In reality, it is well-documented that the impact of overpopulation on climate change is much exaggerated – in fact, global population growth is slowing, despite repeated arguments that it is increasing exponentially. Concerns regarding overpopulation typically reference poorer countries where the population is growing fastest. However, the poorest half of the world contributes just 10 per cent to the planet’s consumption-based carbon emissions. Conversely, the richest 10 per cent contribute 50 per cent of global emissions, putting overpopulation far down the list of climate change contributors (Attenborough has recently acknowledged this himself, arguing that capitalist excesses in the West must be “curbed” to save the planet).

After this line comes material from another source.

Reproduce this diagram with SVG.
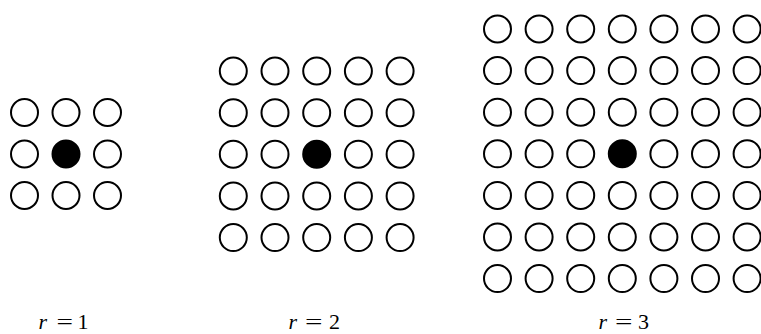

“We were surprised and disturbed to see the extent to which Attenborough's anti-scientific claims about human overpopulation were the dominant frame within which almost all significant online conversation about him took place over the past year,” says Nolan MacGregor, the co-founder of Jarrow Insights. Crucially, he notes, most of the posts discussing Attenborough’s overpopulation claims gave tacit support to the idea, with few dissenters (of those, most promoted basic climate change denial).

“It would not have been possible to prove that [this is

 

his most popular idea] without a quantitative data analysis over time,” MacGregor added. “If you'd asked any of us at Jarrow, we'd have said we knew he held these views but that surely what he's most known for, and what most people care about, is his general environmentalist stance.” 

[See also: How can film narrate the climate crisis?]

The past few years have seen a large spike in climate change activism – the rise of Extinction Rebellion and the increased visibility of activists such as Greta Thunberg have pushed green issues into the mainstream. The pandemic has also accelerated climate change advocacy, with increased awareness about the impact of travel on the planet during a year when few people are flying. However, this awareness has also accelerated the popularity of hard-right splinter ideologies that aim to popularise dangerous ideals.

Ecofascism is the most popular of these theories, and is fundamentally underpinned by the idea that the planet is overrun by humans who will kill the earth unless a major intervention occurs. It pushes the ethnonationalist idea that the only remedy is to cull human life and send people back to their “racial homeland”. While this level of ideological extremity has not grown significantly since the pandemic, watered-down versions of these ideas have crept their way into the mainstream. Popular memes such as “the planet is healing” and “humans are the virus” circulated online in light of these stories when the pandemic began. Many climate change activists, on all sides of the political spectrum, argued that extreme measures must be taken to limit the population and that Covid-19 has helped achieve this aim. 

[See also: Is coronavirus causing a rise in ecofascism?]

MacGregor argues that the potency of Attenborough’s overpopulation theory is cause for some concern. “Even the broadcast premiere of his latest film did not generate more conversation volumes than his overpopulation claims,” he says, emphasising how widely unchecked these claims have gone. MacGregor believes that tracking the strength of Attenborough’s argument will be crucial to understanding “the evolving nature of ecofascist mainstreaming in the information ecosystem.” And while Attenborough himself has never shown sympathy for the ecofascist movement (or cited any other typically ecofascist ideas), his advocacy of overpopulation concerns will still be seen by ecofascists as a victory. By continuing to push this particular pillar of his climate change activism, he could prove useful to ecofascists – lending a friendly face to misattribute to their much more extreme and violent cause.